As with many of Trump’s pronouncements, there is no hard evidence that one-syllable last names connote strength. “I have never heard anything like that before,” says Michael McGoff, the senior vice provost of Binghamton University and the treasurer of the American Name Society.
But Donald Trump, if he really believes this, might want to be wary about the fact that in the 212 years since presidential and vice-presidential candidates have run on joint tickets, there are only six instances in which both candidates of a major party have had monosyllabic last names, and of those, four were losers. Here are the two-syllable presidential tickets, ranked by how they fared in the Electoral College:
1. Franklin Pierce-William R. King, Democratic, 1852
Pierce, a former senator from New Hampshire known to be sympathetic to southern states, chose Alabama’s William R. King as his running mate in a ploy to build a ticket that could win northern and southern votes. It worked: the Pierce-King ticket won 254 of 296 electoral votes that year, though the feelings of victory were short-lived. King contracted tuberculosis and died in April 1853, just weeks after their inauguration. Pierce, following a single term, supported the Confederacy in the Civil War and died, often drunk and hated by his New England neighbors for his rebel sympathies, in 1868.
2. George H.W. Bush-Dan Quayle, Republican, 1988
Bush, after two terms as Ronald Reagan’s vice president, chose Quayle, then a senator from Indiana, in part because of a reason even Donald Trump could get behind: his looks. Quayle’s appeal to 30- and 40-something Baby Boomers who had felt swept up in Reagan’s movement survived a vicious thrashing from his Democratic opponent, Lloyd Bentsen. Bush and Quayle crushed the Democratic ticket of crusty Massachusetts Governor Michael Dukakis and Bentsen by winning 40 states and 426 electoral votes.
3. Gerald Ford-Bob Dole, Republican, 1976
Ford ditched Vice President Nelson Rockefeller to run with Dole, then a senator from Kansas. They swept the Western states and enjoyed an optics bump when Ford got to preside over the nation’s bicentennial celebrations, but came up short when Jimmy Carter and Walter Mondale became the first Democratic ticket to sweep the South since 1960.
4. George H.W. Bush-Dan Quayle, Republican, 1992
The Baby Boomer wave Bush tried to ride in 1988 by picking Quayle crested four years later in the form of Bill Clinton and Al Gore. After crushing it in 1988, Bush and Quayle rang up just 168 electoral votes.
5. Bob Dole-Jack Kemp, Republican, 1996
Dole gained plenty of experience in the 20 years between his vice-presidential candidacy and his presidential nomination, but no syllables. And his experience losing with Ford didn’t help him avoid a monosyllabic running mate: He and Jack Kemp netted just 159 electoral votes.

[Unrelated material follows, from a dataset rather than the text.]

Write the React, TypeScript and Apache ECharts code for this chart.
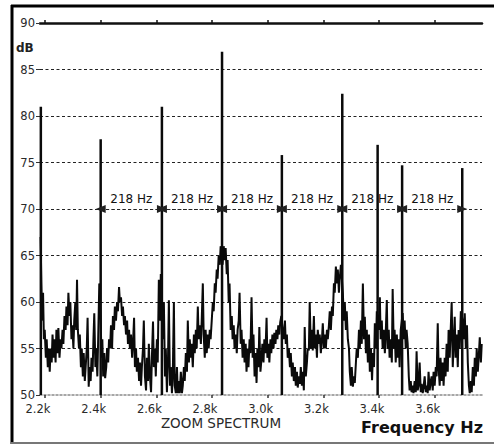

6. Winfield Scott-William A. Graham, Whig, 1852
Scott, the hero of the Mexican-American War, might not have suffered one of the worst electoral drubbings in US history had gone with a longer-named Whig, like former President Millard Fillmore or Secretary of State Daniel Webster, instead of Graham, who served as a senator from North Carolina in the Union, the Confederacy, and then the Union again. Sad!